Where possible, use a sanding block. The block will allow you to apply more
even pressure than you can with just your hand, resulting in a better finish.
Open-coated paper is ideal for use with softer woods while closed-coated
sandpaper is best for metals and hardwoods.
Various surfaces may require four or more stages of sanding
Sand in only one direction on end grain to avoid clogging pores
Finer grits create lighter finishes
Work in a well-ventilated area to minimize the presence of dust and debris
Consider wearing a mask or respirator to protect your lungs
Higher grits may be needed when sanding brass and other metals
Don’t press too hard, simply let the sandpaper’s surface do the work
Tack Cloth: In between sanding, you’ll
need to clean dust and debris from the surface you’re working on. A tack cloth
is a sticky piece of cheesecloth that picks up dust more efficiently than
wiping a wet cloth across the surface. Wet cloths can also raise the wood
grain, making the surface more difficult to stain.
Cement Blocks: In addition to cleaning the surface you’re sanding, you can
also clean the sandpaper you’re using to help prolong its life. Rubber cement
blocks are pressed against the surface of sandpaper, where they remove wood
particles that inhibit sandpaper from doing its job.
Safety Equipment: Sanding can kick up quite a bit of dust, so it’s a good
idea to wear goggles and use a dust mask or respirator. If you’re working with
a power sander, gloves are always a good idea, and make sure you’re not
wearing loose-fitting clothing that can get caught in the machine.
Power Sanders: While hand sanding will work well for a lot of jobs, some
are simply too big. In those cases, consider using a power sander or belt
sander. You may also want to utilize an orbital hand sander, which can make
smaller jobs easier.
Zinc Stearate Coating: Some
sandpaper features this soapy substance, which is used to prevent clogging.
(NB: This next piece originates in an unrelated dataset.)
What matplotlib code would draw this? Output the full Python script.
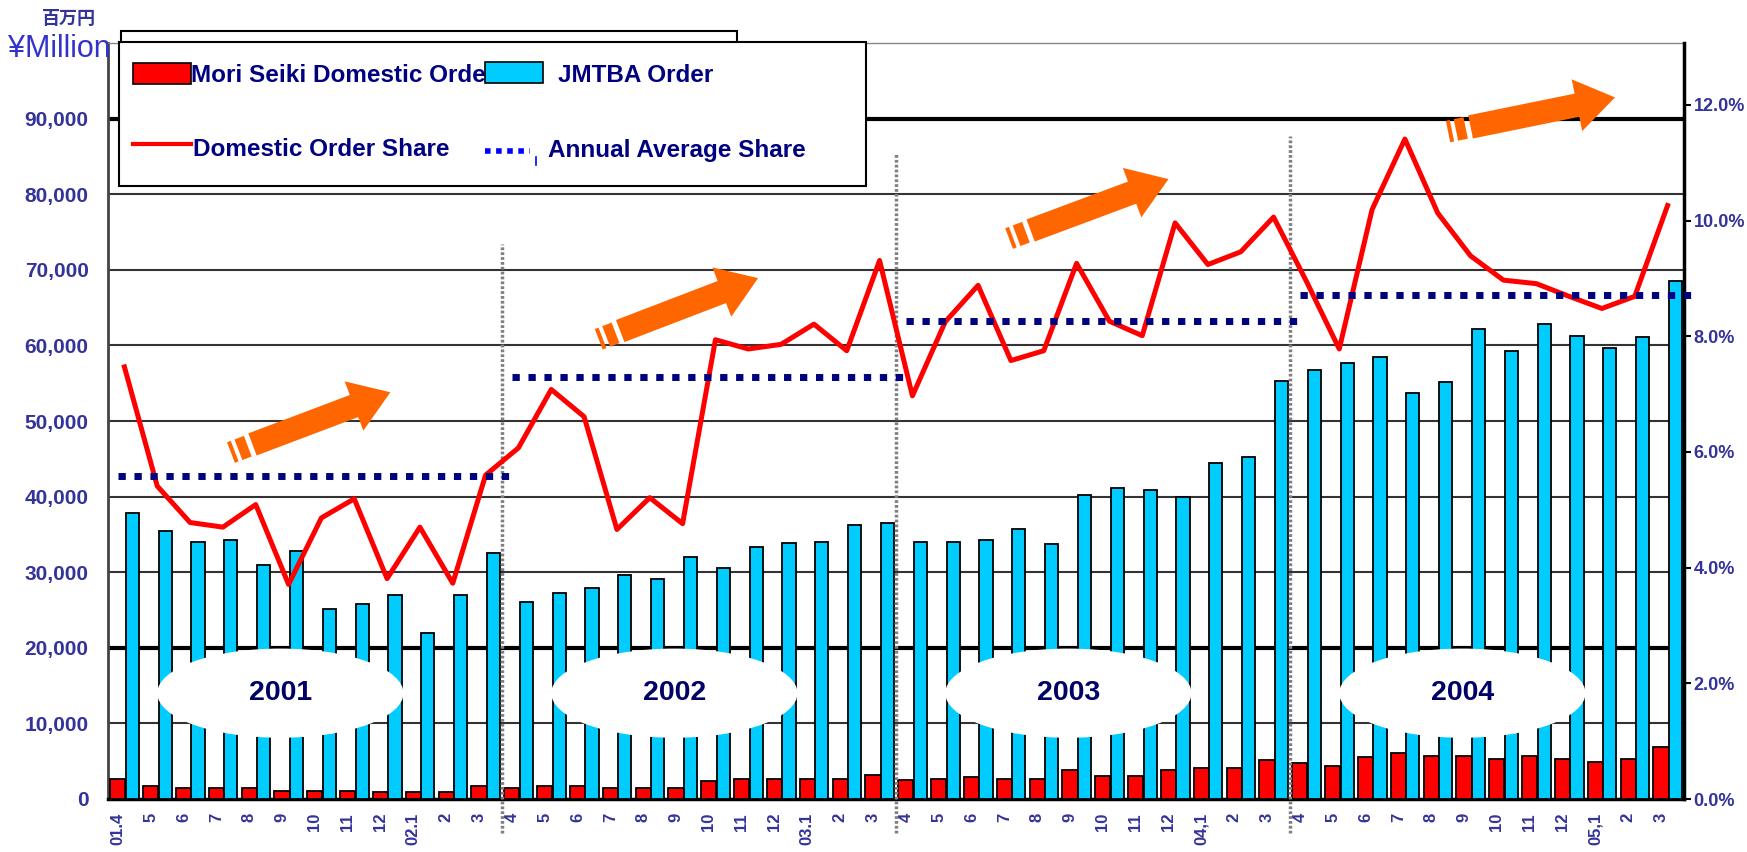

While it shouldn’t be used on surfaces with water-based finishes, sandpaper
with this coating will require less maintenance.
Drywall: When working with drywall, look for drywall sheets, which can be
die cut to fit most drywall sanding tools. These sheets are specially made to
smooth drywall surfaces and provide long-lasting performance. Drywall sponges
fit comfortably in your hand and are reusable. Most feature two sanding grades
and are ideal for use in corners and tight places.